Rebel General Laurent Nkunda has long sought to portray himself as the only man who can protect his Tutsi community in eastern Democratic Republic of Congo from Hutu forces.

This led to accusations that he was a stooge of the Tutsi-led Rwandan government.

But in a surprising about-turn, it is the Rwandans who have finally arrested him.

The Congolese government issued an international arrest warrant against him for alleged war crimes in 2005.

It says it wants Gen Nkunda to be sent back home to face trial.

Human Rights Watch says his troops have been implicated in numerous killings, torture and rapes.

More than one million people have fled three-way clashes between Gen Nkunda's forces, ethnic Hutu Rwandan rebels and the Congolese army in recent years.

Atrocities

Although a peace deal officially ended DR Congo's war in 2002, and a subsequent deal in January to disarm rebel groups in the east, Gen Nkunda and his men have not joined the army, as former rebel units were supposed to.

His force, estimated to be several thousand strong has remained around Goma, always a potential threat to DR Congo's precarious peace.

LAURENT NKUNDA
map
Age: 40
Congolese Tutsi
Fought for Tutsi rebels in Rwanda and DR Congo
Accused of war crimes in DR Congo
Studied psychology
Owns a cheese farm

The 17,000 UN peacekeepers in the country have never tried to move against his force, aware that disarming so many troops would not be easy.

He fought in both the Rwandan and Congolese conflicts but first came to widespread notice when he led his forces into the Congolese town of Bukavu in 2004.

He said he was protecting Congolese Tutsis from "genocide" - an emotive word following the slaughter by Hutu extremists of some 800,000 Tutsis and moderate Hutus in Rwanda 10 years earlier.

Independent investigations confirmed that there had been some attacks on Tutsis in Bukavu, but not to the extent the general claimed.

Most local people believed it was all a pretext - his real objective was not the protection of the Tutsi - it was power.

Laurent Nkunda studied psychology at university.

Even today the gaunt 40-year-old looks studious with glasses perched on the end of his nose.

He is also a farmer. Tutsis traditionally keep cows and Gen Nkunda has a family farm in the Masisi area north of Goma, where his workers make cheese from cows' milk.

But for the past 14 years he has been a soldier.

Time's up

Although he was born in DR Congo, he fought with the Rwandan Patriotic Front, the rebel movement formed by Rwandan Tutsi exiles, which took control of Rwanda in 1994, ending the genocide.

After that Laurent Nkunda returned home to join Rwanda's adventures in DR Congo.

He was a commander in the Rwandan-backed Rally for Congolese Democracy (RCD) - the main rebel group which controlled most of eastern DR Congo during the five-year civil war.

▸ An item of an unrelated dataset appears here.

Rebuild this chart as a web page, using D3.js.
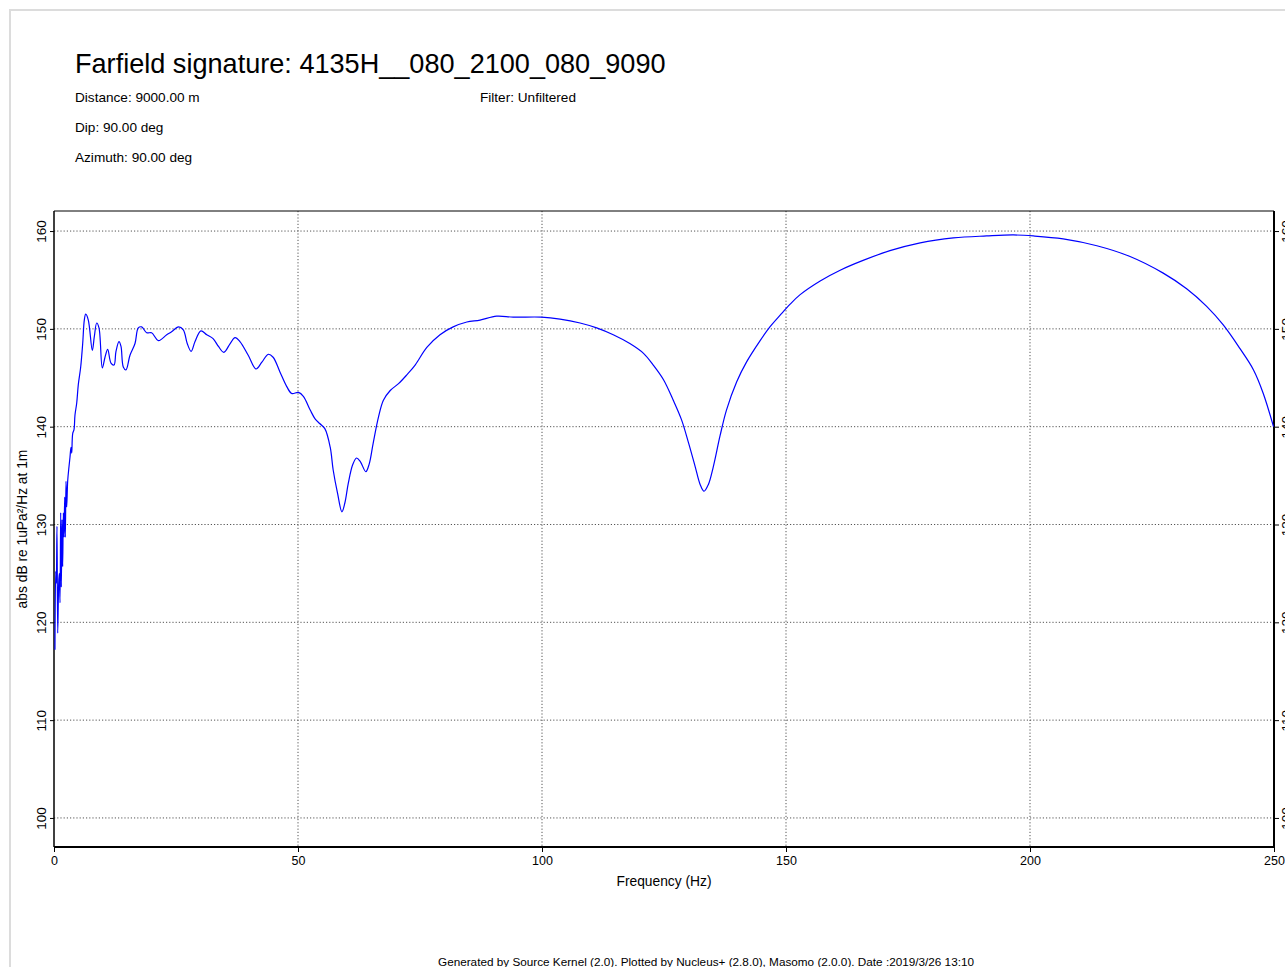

He was accused of committing atrocities in 2002 as a commander in the diamond-rich town of Kisangani.

Similar charges were also made after his forces captured Bukavu.

After the RCD joined the transitional government in 2003, it looked like Gen Nkunda would have a chance to spend more time with his wife and four children.

But while other rebel units joined the newly integrated national army, he refused.

It was only in 2007 that he agreed for his forces to set up "mixed brigades" with the Congolese army.

And then only to pursue the remnants of the Hutu militias who had committed the genocide in Rwanda and then fled into DR Congo, after his former comrades in the RPF seized power in Kigali.

Rwanda has twice invaded DR Congo, saying it wants to stop these rebel groups from staging cross-border attacks.

But now that the Congolese government has allowed Rwandan troops on to its territory, maybe Gen Nkunda has outlived his usefulness.